The Delhi High Court has referred to the larger bench the question as to whether an order passed under Section 12 of the Guardians and Wards Act, or any order dealing with aspects of visitation and custody during the pendency of proceedings, would be appealable under Section 19(1) of the Family Courts Act.
Justice Vipin Sanghi and Justice Jasmeet Singh was of the view that the decision of the coordinate bench in Colonel Ramesh Pal Singh v. Sugandhi Aggarwal, holding that an order under Section 12 of GWA is an interlocutory order an hence non-appealable, requires re-consideration.
"We, therefore, refer the issue raised by the respondent in the present application by placing reliance on Ramesh Pal Singh (supra) to a Larger Bench. Let the matter be placed before Honourable the Chief Justice for constitution of a Larger Bench for consideration of the aforesaid aspects," the bench said.
The Court was dealing with an appeal preferred by the respondent father in the matrimonial matter directed against a Family Court's order passed on an application moved by him seeking temporary custody of his minor girl child.
When the same was granted, the child's mother (Petitioner herein) preferred an appeal before the High Court.
According to the respondent, the appeal is not maintainable under Section 19 of the Family Courts Act. Reliance was placed on Ramesh Pal Singh judgment wherein a coordinate bench had concluded that an appeal under Section 19 of the Family Courts Act would not lie against an order passed under Section 12 of the Guardians and Wards Act, on the premise that the same is an interlocutory order.
It was also submitted that the impugned order was in the nature of an "interlocutory order", since it was not final and that no order was passed by the Family Court on aspects of maintenance, or guardianship, or visitation in respect of minor child that can be considered as final for the reason of always being open to challenge or modification.
"With the utmost respect, we find difficulty in accepting the ratio laid down in the said decision – to the effect that an order passed under Section 12 of the Guardians and Wards Act, or any order of the nature that we are concerned with – which purports to deal with aspects of visitation and custody during the pendency of proceedings, would not be appealable before the Division Bench of this Court under Section 19(1) of the Family Courts Act because the same is an interlocutory order," the Court said.
At the outset, the Court observed that an order which deals with aspects of interim, or call it interlocutory – custody or visitation, is an order which impinges on the aspect of the rights and welfare of the minor child in respect of whom the order is passed.
"The High Court, in all cases where the parents are at logger heads and there is a tug of war going on with regard to the custody of the minor child, acts as the parens patriae and exercises its jurisdiction keeping the welfare of the minor child paramount.
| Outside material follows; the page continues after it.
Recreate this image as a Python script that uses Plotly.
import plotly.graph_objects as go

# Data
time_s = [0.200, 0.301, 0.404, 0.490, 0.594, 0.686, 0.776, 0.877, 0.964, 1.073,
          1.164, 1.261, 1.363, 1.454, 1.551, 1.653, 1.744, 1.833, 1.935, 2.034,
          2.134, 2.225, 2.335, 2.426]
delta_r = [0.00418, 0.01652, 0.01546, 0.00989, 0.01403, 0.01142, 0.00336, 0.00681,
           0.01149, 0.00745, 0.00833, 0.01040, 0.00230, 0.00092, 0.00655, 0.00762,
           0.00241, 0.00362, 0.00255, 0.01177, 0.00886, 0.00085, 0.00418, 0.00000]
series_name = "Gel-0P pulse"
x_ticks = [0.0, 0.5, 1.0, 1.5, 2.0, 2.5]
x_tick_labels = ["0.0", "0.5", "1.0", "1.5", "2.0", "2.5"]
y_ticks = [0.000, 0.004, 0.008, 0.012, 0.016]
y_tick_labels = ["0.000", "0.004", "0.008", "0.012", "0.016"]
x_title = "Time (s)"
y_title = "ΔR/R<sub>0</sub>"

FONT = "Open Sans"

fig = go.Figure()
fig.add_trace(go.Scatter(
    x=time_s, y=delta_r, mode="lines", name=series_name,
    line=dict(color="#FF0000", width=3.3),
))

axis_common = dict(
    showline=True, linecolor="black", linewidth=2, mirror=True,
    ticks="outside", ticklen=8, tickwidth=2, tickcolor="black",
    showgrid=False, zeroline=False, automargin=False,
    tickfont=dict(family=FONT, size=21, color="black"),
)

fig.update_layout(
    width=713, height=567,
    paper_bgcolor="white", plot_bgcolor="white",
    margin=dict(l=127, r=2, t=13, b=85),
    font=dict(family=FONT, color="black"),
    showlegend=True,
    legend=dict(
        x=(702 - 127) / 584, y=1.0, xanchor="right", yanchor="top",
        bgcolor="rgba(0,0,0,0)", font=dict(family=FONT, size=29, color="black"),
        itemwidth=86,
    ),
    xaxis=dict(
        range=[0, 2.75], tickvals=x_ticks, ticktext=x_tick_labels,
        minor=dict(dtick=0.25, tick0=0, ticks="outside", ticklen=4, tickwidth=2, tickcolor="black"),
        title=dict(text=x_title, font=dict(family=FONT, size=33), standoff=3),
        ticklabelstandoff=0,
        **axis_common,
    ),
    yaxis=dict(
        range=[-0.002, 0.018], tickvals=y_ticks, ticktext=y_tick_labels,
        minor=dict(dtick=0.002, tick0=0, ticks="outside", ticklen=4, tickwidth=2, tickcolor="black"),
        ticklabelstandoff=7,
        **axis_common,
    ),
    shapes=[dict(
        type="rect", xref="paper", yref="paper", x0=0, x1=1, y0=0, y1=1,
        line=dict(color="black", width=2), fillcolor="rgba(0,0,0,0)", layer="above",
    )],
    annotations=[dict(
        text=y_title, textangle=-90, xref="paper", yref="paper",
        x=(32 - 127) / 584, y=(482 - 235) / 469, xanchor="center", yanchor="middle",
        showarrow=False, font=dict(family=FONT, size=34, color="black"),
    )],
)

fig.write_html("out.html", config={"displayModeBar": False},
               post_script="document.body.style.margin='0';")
An order granting/ refusing visitation or interim custody in respect of the minor child would, in our view, be like a final judgement inasmuch, as, it impacts the day to day existence of the child till it remains in force and is implemented, and it may have serious, lasting and irretrievable consequences for the child i.e. on the child's psychological health, as well as physical wellbeing," it added.
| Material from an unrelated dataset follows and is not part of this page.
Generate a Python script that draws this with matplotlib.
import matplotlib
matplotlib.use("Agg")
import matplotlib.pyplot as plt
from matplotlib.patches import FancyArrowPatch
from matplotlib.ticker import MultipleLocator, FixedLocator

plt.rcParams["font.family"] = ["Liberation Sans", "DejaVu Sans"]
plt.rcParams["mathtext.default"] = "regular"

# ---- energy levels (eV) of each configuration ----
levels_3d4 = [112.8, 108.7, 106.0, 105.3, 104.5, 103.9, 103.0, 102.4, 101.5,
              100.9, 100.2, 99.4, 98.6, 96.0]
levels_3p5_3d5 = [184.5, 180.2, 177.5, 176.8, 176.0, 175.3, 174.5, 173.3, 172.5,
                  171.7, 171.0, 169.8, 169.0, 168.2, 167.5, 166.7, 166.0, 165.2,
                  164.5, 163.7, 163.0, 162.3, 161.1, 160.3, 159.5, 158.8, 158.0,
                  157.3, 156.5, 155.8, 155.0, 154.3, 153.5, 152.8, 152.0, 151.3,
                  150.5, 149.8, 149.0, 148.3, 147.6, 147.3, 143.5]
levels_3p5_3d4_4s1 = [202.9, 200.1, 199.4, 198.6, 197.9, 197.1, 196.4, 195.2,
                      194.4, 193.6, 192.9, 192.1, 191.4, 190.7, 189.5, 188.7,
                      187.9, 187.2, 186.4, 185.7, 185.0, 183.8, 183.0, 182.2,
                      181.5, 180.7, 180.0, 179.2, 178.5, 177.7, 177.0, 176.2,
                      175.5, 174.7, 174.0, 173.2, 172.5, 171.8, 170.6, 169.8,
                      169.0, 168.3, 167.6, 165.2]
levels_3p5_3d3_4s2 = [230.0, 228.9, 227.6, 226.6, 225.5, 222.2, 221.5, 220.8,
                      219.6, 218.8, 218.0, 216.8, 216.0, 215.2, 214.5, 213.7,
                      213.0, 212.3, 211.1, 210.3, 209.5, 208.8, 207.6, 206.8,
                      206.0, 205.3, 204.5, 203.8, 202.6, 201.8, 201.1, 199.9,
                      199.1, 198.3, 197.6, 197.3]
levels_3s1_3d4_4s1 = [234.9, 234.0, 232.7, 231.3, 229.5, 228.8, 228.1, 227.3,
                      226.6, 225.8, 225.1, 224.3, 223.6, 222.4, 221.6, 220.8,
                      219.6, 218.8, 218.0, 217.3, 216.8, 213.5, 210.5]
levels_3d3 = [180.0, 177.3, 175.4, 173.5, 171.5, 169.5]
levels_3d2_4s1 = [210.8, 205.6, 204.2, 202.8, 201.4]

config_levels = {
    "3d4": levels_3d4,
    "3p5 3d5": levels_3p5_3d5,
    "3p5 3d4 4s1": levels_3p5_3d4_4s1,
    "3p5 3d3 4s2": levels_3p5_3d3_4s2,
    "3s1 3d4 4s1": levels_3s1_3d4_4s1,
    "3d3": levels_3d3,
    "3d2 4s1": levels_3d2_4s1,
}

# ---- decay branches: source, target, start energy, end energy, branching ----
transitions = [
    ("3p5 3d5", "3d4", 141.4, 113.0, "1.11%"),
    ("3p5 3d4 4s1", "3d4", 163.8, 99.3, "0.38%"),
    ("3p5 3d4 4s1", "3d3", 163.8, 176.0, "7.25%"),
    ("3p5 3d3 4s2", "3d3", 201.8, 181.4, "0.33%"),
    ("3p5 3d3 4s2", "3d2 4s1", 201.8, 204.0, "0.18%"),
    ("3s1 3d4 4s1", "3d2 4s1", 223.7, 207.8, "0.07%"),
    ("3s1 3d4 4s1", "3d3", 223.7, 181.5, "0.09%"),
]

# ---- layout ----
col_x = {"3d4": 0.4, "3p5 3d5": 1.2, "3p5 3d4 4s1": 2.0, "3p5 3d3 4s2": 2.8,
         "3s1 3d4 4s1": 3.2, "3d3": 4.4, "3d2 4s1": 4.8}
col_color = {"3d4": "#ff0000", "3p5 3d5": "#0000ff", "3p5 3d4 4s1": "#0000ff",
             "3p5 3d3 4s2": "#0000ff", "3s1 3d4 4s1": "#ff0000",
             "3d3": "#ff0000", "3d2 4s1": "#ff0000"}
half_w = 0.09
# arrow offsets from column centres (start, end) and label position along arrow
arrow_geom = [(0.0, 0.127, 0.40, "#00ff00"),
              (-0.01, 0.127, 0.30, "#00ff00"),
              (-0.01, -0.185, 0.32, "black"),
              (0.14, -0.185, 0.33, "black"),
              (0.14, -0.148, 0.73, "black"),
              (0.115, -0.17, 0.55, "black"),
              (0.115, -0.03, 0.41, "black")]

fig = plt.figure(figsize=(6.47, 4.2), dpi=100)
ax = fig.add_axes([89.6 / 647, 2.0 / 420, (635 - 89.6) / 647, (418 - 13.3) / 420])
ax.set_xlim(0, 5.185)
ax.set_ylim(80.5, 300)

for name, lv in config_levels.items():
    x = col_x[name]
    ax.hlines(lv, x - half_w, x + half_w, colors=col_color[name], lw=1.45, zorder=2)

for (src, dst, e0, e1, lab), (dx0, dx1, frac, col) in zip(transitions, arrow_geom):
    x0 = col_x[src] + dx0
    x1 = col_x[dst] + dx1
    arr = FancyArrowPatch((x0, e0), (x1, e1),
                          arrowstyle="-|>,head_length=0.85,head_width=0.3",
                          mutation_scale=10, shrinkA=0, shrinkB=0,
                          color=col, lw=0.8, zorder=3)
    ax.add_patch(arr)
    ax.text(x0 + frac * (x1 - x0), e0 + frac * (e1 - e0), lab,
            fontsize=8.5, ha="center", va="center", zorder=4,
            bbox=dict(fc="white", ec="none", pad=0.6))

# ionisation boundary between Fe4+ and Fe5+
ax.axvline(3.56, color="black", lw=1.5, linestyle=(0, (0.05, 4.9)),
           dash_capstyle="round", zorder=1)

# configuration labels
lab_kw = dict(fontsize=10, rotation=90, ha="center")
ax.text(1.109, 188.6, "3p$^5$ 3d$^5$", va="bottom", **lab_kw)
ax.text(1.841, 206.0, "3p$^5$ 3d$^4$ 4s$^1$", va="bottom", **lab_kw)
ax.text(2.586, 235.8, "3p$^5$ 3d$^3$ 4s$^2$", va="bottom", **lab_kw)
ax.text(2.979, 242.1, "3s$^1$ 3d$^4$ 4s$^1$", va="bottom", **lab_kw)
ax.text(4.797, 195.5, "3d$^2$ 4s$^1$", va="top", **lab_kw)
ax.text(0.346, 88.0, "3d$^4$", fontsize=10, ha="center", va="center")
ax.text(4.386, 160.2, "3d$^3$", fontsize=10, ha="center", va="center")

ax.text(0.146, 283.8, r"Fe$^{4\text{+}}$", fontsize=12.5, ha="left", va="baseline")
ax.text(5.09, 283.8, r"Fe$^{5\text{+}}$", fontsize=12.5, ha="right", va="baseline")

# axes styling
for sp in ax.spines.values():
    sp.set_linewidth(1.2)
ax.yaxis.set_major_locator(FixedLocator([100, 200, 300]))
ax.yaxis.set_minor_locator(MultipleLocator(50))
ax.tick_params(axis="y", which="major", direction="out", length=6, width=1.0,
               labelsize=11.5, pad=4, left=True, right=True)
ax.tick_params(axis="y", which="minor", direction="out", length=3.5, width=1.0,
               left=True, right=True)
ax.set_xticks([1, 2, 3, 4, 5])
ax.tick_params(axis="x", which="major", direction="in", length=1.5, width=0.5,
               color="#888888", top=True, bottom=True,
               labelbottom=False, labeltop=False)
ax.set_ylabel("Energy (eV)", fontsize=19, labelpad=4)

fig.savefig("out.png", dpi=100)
The Court was therefore of the view that an order dealing with the aspects of visitation or interim custody of a minor child, cannot be labelled as an interlocutory order which does not have the trappings of a final judgement and is not a procedural order.
"If it is treated as an order against which no appeal is maintainable – by terming it as a routine "interlocutory order", it may deprive the aggrieved party – and the minor child concerned, of a valuable right to appeal before the Appellate Court to seek correction of the order passed by the Family Court. What will the aggrieved party argue at a later stage – when appealing against the final judgment before the High Court under Section 19 of the Family courts Act? – that the "interlocutory order" granting/refusing visitation/ interim custody was wrong and unjustified and it has done much harm to the minor child! That may turn out to be an academic exercise, and nothing more," the Court said while referring the matter to larger bench.